HaysMed cardiologist Andrew Carter speaks to clinicians from KU Hospital's Kansas Heart and Stroke Collaborative. The effort involves 14 hospitals and medical centers in Western Kansas.

The hospital is one year in to a three-year, $12.5 million grant from the U.S. Centers for Medicare and Medicaid Services Innovation Center. The grant enabled the hospital to create the Kansas Heart and Stroke Collaborative, in which KU teams up with 14 small hospitals and medical centers Western Kansas.

In short, the effort puts into place more prevention, consistent emergency protocols, telemedicine, follow-up care and teamwork.

If it works — proven by meeting grant goals of saving lives and reducing health care costs — it could become a model for heart and stroke care in rural areas.

There’s just two years left to “start making a dent,” said Bob Moser, former Kansas Department of Health and Environment secretary who is now executive director of the Kansas Heart and Stroke Collaborative.

Key people have been hired, strategies planned and training with healthcare providers begun, Moser said.

Prevention efforts will roll out in September. Moser said those would include “fairly aggressive” smoking cessation programs and high blood pressure and cholesterol treatments.

In 2011 in Kansas, 5,321 people died of heart disease and 1,333 died of cerebrovascular diseases, according to KU Hospital.

“The highest mortality rates were in rural communities,” Barbara MacArthur, the hospital’s vice president for cardiac services, said in a news release about the collaborative. “Many deaths and long-term disabilities of heart disease and stroke can be prevented if the right standards of medical care are accessed immediately. Under this program, hospitals working together can provide a continuum of high quality care with much better outcomes.”

Moser formerly was a family physician in his hometown of Tribune — so far west it’s nearly on the Colorado border.

Even though KU Hospital is at the far east edge of the state, it has a goal of improving care across the whole state and hopes its heart and stroke expertise can help more “resource challenged” hospitals, Moser said.

Moser said pieces of the plan include:

• Community education, so patients know signs and symptoms that merit calling 911.

• Educating healthcare providers on and implementing consistent protocols for responding to a heart attack or stroke, for example quickly assessing whether to administer an electrocardiogram test or clot-busting drugs.

“The quicker that happens, the better the outcome,” Moser said.
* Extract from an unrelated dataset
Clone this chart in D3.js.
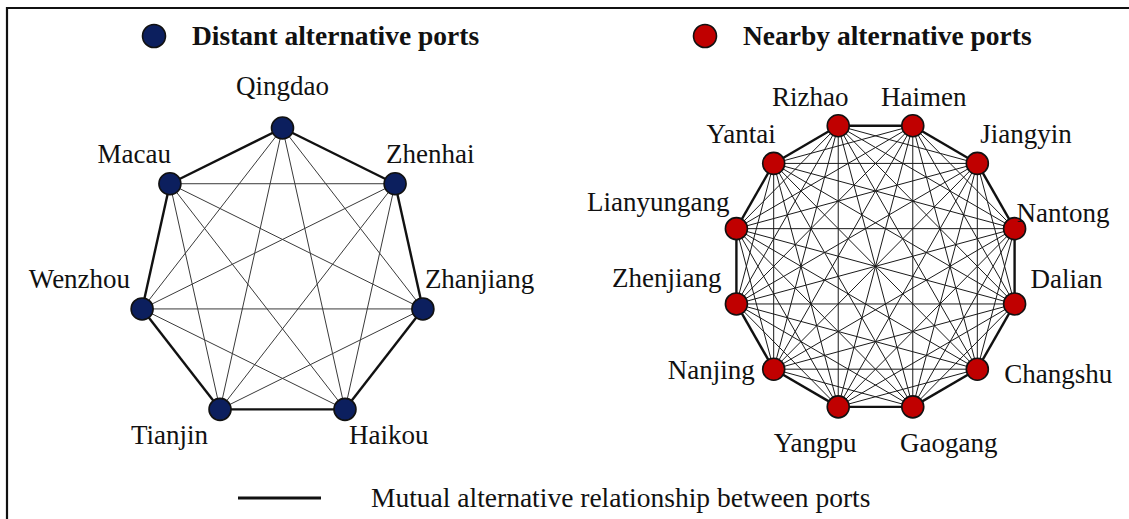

• Bringing telemedicine to the ER. KU Hospital is contracting with a South Dakota company to do this. Via monitors in their ERs, at the press of a button rural hospital staff can bring up a board-certified emergency physician and critical care nurse stationed at the company’s designated “bunker” in South Dakota.

If it works well, Moser said, KU Hospital would like to develop its own telemedicine system using its own specialists in Kansas City.

• Hiring care coordinators. These people would work with patients discharged from larger facilities, like KU Hospital, to help make sure they get their medications, know how to take them and make follow-up appointments when they get back home to their small towns.

“We know that will reduce readmissions,” Moser said.

• Putting health coaches in every community to help link patients with community resources and teach them self-management skills, such as taking their own blood pressure and increasing physical activity.

Fisher is leaving her private practice this year to become director of population health for the Kansas Heart and Stroke Collaborative.

She said she’s excited about boosting preventative care. She’s also excited about deploying telemedicine, which she said could help recruitment by taking an edge off the burden on doctors in faraway posts, where their resources are limited and schedules usually “rigorous.”

“There’s just no way we’re ever going to have enough physicians to cover the area,” she said. “So with that, how can we keep the standard of care high? I think the answer is technology.”